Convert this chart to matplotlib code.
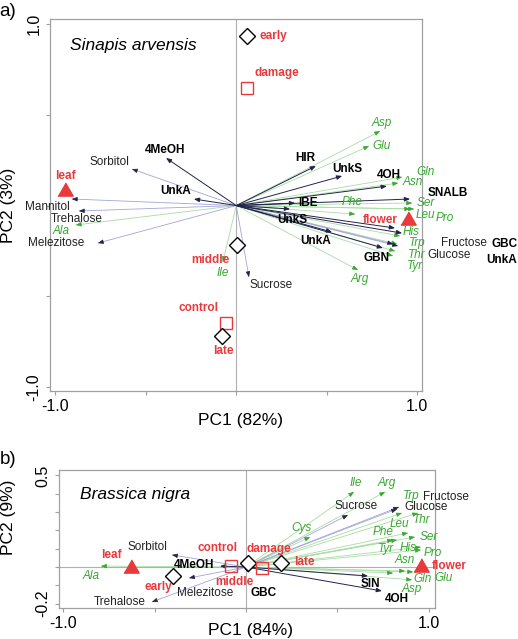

================================

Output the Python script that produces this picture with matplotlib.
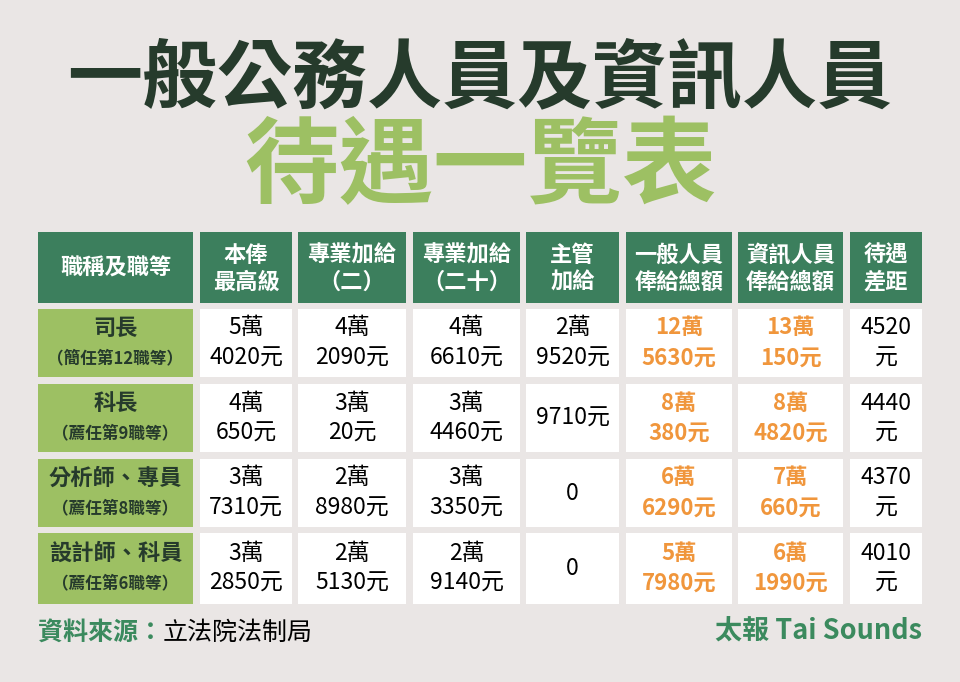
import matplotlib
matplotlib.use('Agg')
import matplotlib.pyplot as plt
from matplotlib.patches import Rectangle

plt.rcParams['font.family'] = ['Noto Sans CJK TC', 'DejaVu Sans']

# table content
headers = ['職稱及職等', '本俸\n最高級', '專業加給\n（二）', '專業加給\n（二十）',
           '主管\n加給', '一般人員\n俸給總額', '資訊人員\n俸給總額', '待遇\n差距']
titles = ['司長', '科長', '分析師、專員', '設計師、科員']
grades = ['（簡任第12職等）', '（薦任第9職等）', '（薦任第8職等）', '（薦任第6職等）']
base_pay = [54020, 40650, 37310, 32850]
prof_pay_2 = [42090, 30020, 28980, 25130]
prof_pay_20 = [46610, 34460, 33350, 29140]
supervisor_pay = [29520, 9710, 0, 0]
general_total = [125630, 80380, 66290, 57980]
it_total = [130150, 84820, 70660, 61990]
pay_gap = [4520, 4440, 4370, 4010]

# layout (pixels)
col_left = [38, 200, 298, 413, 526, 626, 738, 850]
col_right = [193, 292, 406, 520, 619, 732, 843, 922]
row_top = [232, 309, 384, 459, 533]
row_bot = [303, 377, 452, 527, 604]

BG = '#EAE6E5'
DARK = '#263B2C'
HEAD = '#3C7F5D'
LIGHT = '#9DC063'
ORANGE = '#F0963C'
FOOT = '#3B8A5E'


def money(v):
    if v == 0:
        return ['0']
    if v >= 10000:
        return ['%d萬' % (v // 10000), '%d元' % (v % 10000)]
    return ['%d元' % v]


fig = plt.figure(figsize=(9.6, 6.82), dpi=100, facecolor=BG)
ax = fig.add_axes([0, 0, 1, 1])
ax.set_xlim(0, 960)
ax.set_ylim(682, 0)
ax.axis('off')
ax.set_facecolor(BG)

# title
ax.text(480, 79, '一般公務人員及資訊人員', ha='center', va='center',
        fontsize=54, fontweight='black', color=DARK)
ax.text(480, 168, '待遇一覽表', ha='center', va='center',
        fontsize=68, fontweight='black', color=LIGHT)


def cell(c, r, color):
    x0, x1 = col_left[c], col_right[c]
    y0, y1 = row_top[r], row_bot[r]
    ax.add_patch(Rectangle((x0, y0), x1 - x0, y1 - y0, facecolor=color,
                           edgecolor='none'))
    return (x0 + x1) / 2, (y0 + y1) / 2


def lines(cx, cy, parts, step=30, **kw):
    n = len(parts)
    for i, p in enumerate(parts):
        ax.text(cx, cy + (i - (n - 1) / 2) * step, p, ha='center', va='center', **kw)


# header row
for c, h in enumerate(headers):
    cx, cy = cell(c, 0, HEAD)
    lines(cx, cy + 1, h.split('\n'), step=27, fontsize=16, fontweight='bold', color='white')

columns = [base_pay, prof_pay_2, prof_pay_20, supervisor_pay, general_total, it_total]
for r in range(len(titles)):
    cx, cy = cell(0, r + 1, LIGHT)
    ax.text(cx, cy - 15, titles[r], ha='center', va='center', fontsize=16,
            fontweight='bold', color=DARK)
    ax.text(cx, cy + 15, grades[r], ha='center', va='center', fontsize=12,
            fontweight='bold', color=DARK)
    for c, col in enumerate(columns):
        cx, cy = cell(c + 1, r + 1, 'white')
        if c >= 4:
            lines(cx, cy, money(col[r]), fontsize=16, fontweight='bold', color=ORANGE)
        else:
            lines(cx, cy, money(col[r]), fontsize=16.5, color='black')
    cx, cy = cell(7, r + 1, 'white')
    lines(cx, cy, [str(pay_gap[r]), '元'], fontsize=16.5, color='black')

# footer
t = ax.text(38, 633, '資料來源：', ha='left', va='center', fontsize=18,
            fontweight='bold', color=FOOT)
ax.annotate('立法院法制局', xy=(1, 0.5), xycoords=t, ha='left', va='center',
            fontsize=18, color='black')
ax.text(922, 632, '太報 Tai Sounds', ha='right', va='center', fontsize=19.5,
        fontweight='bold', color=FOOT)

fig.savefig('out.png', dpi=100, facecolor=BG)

================================

DIRECTION:
In the listing above, find the line with "Output the Python" and the line with "plt.rcParams['font.family'] = ['Noto". Set down both and every line between them, minus the pictures.

IN RESPONSE:
Output the Python script that produces this picture with matplotlib.
import matplotlib
matplotlib.use('Agg')
import matplotlib.pyplot as plt
from matplotlib.patches import Rectangle

plt.rcParams['font.family'] = ['Noto Sans CJK TC', 'DejaVu Sans']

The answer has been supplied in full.